Here's how I think the argument could go:
Let $\omega$ be a $k$-form on $S^n$.
Let $U$ and $V$ be $S^n$ minus its north and south pole, respectively. Then homotopy invariance and the Poincare lemma give $k-1$ forms $\alpha$ on $U$ and $\beta$ on $V$ with $d\alpha = \omega$ and $d\beta = \omega$.
Now use a partition of unity $f$ and set $\gamma = f_U \alpha + f_V \beta$, a $k-1$ form on $S^n$. So $\omega – d\gamma$ is now supported on $U \cap V$. Since $U\cap V$ is homotopic to $S^{n-1}$, induction gives that $\omega – d\gamma$ is exact, so $\omega = d\tau + d\gamma$.
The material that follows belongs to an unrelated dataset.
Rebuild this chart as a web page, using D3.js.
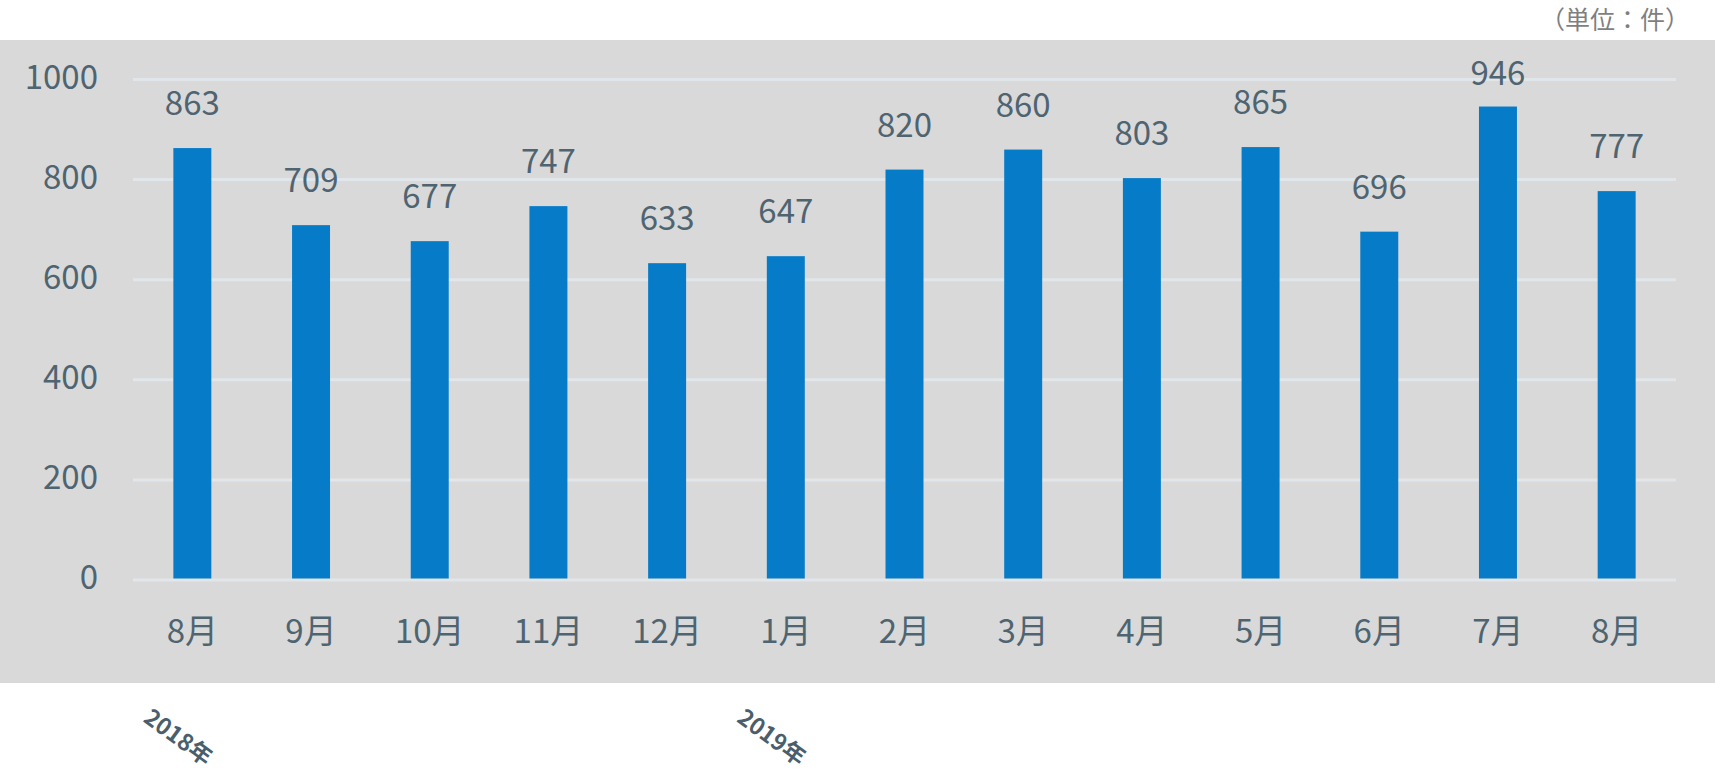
<!DOCTYPE html>
<html><head><meta charset="utf-8">
<script src="https://cdn.jsdelivr.net/npm/d3@7"></script>
<style>html,body{margin:0;padding:0;background:#fff;}svg{display:block;}</style>
</head><body>
<svg id="c" width="1715" height="769"></svg>
<script>
const categories = ["8月","9月","10月","11月","12月","1月","2月","3月","4月","5月","6月","7月","8月"];
const values = [863,709,677,747,633,647,820,860,803,865,696,946,777];
const yTicks = [0,200,400,600,800,1000];
const yearLabels = [{idx:0,text:"2018年"},{idx:5,text:"2019年"}];
const unitLabel = "（単位：件）";

const W=1715,H=769;
const svg=d3.select("#c");
const font='"Noto Sans CJK JP","Noto Sans",sans-serif';
const txt="#4f6471";
svg.append("rect").attr("x",0).attr("y",40).attr("width",W).attr("height",643).attr("fill","#d9d9d9");

const keys=categories.map((c,i)=>i);
const x=d3.scaleBand().domain(keys).range([133,1676]).paddingInner(0.68).paddingOuter(0.34);
const y=d3.scaleLinear().domain([0,1000]).range([580,79.5]);

const g=svg.append("g");
g.selectAll("line.grid").data(yTicks).join("line").attr("class","grid")
 .attr("x1",133).attr("x2",1676).attr("y1",d=>y(d)).attr("y2",d=>y(d))
 .attr("stroke","#e1e6ea").attr("stroke-width",3);

g.selectAll("text.yt").data(yTicks).join("text").attr("class","yt")
 .attr("x",98).attr("y",d=>y(d)+9).attr("text-anchor","end")
 .attr("font-family",font).attr("font-size",33).attr("fill",txt).text(d=>d);

g.selectAll("rect.bar").data(values).join("rect").attr("class","bar")
 .attr("x",(d,i)=>x(i)).attr("width",x.bandwidth())
 .attr("y",d=>y(d)).attr("height",d=>y(0)-y(d)-1.5).attr("fill","#067cc9");

g.selectAll("text.lbl").data(values).join("text").attr("class","lbl")
 .attr("x",(d,i)=>x(i)+x.bandwidth()/2).attr("y",d=>Math.max(y(d)-33,85))
 .attr("text-anchor","middle").attr("font-family",font).attr("font-size",33).attr("fill",txt).text(d=>d);

g.selectAll("text.cat").data(categories).join("text").attr("class","cat")
 .attr("x",(d,i)=>x(i)+x.bandwidth()/2).attr("y",643)
 .attr("text-anchor","middle").attr("font-family",font).attr("font-size",33).attr("fill",txt).text(d=>d);

g.selectAll("text.yr").data(yearLabels).join("text").attr("class","yr")
 .attr("transform",d=>`translate(${x(d.idx)+x.bandwidth()/2-50},721) rotate(36)`)
 .attr("font-family",font).attr("font-size",23).attr("font-weight","bold").attr("fill","#4a5e6b").text(d=>d.text);

svg.append("text").attr("x",1690).attr("y",29).attr("text-anchor","end")
 .attr("font-family",font).attr("font-size",25).attr("fill","#7f7f7f").text(unitLabel);
</script>
</body></html>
The problem is that $\omega – d\gamma$ is exact when restricted to $U \cap V$, and I don't see how why $\tau$ would extend to a form on $S^n$.
Am I missing something? Is there a better approach entirely?
Best Answer
Have you done any integration theory? (I assume you have, otherwise you wouldn't necessarily know what the deRham cohomology does for you.) The fastest proof I know is:
Take a closed $k$-form $\omega$ on $S^n$, note that $g^\ast\omega$ is cohomologous to $\omega$ for all $g\in \mathrm{SO}(n{+}1)$ (since $\mathrm{SO}(n{+}1)$ is connected.
Conclude that $\omega$ is cohomologous to $\bar\omega$, the average over $\mathrm{SO}(n{+}1)$ of $g^\ast\omega$ as $g$ varies over $\mathrm{SO}(n{+}1)$.
But $\bar\omega$ is invariant under the action of $\mathrm{SO}(n{+}1)$, so its value at $x\in S^n$ must be invariant under the subgroup (isomorphic to $\mathrm{SO}(n)$) that stabilizes $x$.
However, $\mathrm{SO}(n)$ acting on $\mathbb{R}^n$ only fixes nonzero forms in degree $0$ and $n$.
Thus, if $\bar\omega$ is not zero, it must be either a constant function ($k=0$) or a multiple of the volume form ($k=n$).